Investor Rights: Give Us Full Disclosure
November 29th, 2007 by
Madelaine Eppenstein
Investor Rights: FINRA’s launch this month of Regulatory Notice 07-55, with its pointed incorporation by reference to Notice to Members 97-19, begs at least two questions: what has been the efficacy of oversight and enforcement in the ensuing 10 years, when investors have seen their fair share of sales practice abuses, and what will be done going forward to ensure oversight of sales practice abuses before investors are harmed? After all, the guidance offered in NTM 97-19 in 1997 was based on supervisory and compliance rules, actually then in effect, governing the supervision by financial services/brokerage firms of registered persons with a negative disciplinary background.
With FINRA’s heavy emphasis on hiring due diligence, investors who don’t have ready access to such information are effectively relegated to the sidelines. We have written before on these pages the reasons why, at the very least, investor access to meaningful information on securities industry firms and brokers should be a priority, and we have requested that the regulators and financial services and brokerage firms make the complete - and not just an abridged - CRD (Central Registration Depository) broker background report readily available to investors. Such a practice would have real value to investors, particularly those senior investors who are not computer or Web literate. This is important when you consider that surveys have shown “an estimated 44 percent of all investor complaints received by state securities regulators,” including investment fraud, are lodged by seniors.

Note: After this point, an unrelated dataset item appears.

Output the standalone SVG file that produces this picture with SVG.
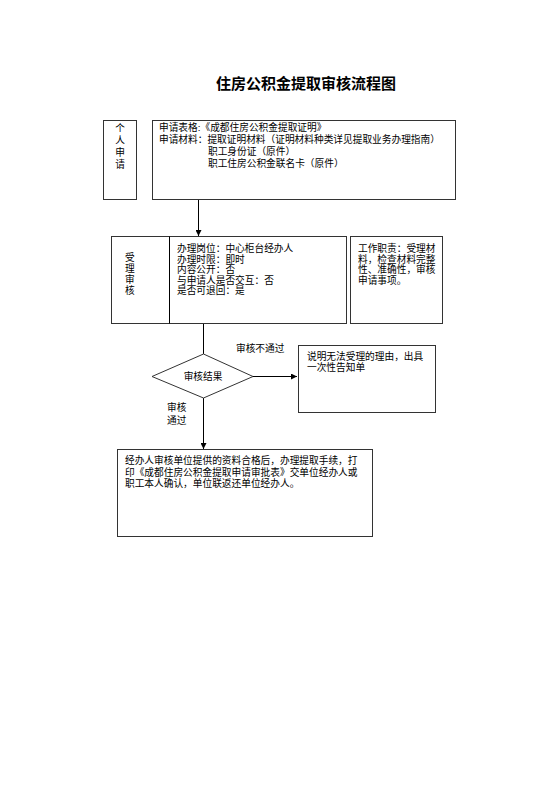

As found over ten years ago by the regulators’ own investigation,
“some firms are willing to employ registered representatives with a history of disciplinary actions involving abusive sales practices or customer complaints . . . . [that] . . . . may contribute to the significant movement within the securities industry of registered representatives with a history of customer complaints, disciplinary actions, or arbitrations.”
Then shouldn’t investors, with their financial security potentially at stake, be made privy to such potentially enlightening information?
The international securities regulators’ association, NASAA (North American Securities Administrators Association, whose membership consists of state, provincial, and territorial securities administrators in the 50 states, the District of Columbia, Puerto Rico, the U.S. Virgin Islands, Canada, and Mexico), states on its Web site that investors have the right to “ask for and receive information from a firm about the work history and background of the person handling your account, as well as information about the firm itself.” But with routine expungement of prior investor complaints on the broker CRD becoming more commonplace, it’s getting harder for investors to perform meaningful due diligence themselves.
The SEC and FINRA should require that the CRD report, as well as other information pertinent to an investor’s decision to sign on, be made available to investors when they open an account with a financial services firm, because in its complete format the CRD lists reportable prior events of regulatory actions and investor complaints against a broker. As we’ve said before, “investors have the right to know, to help them make an informed decision when choosing a broker before a dispute arises.”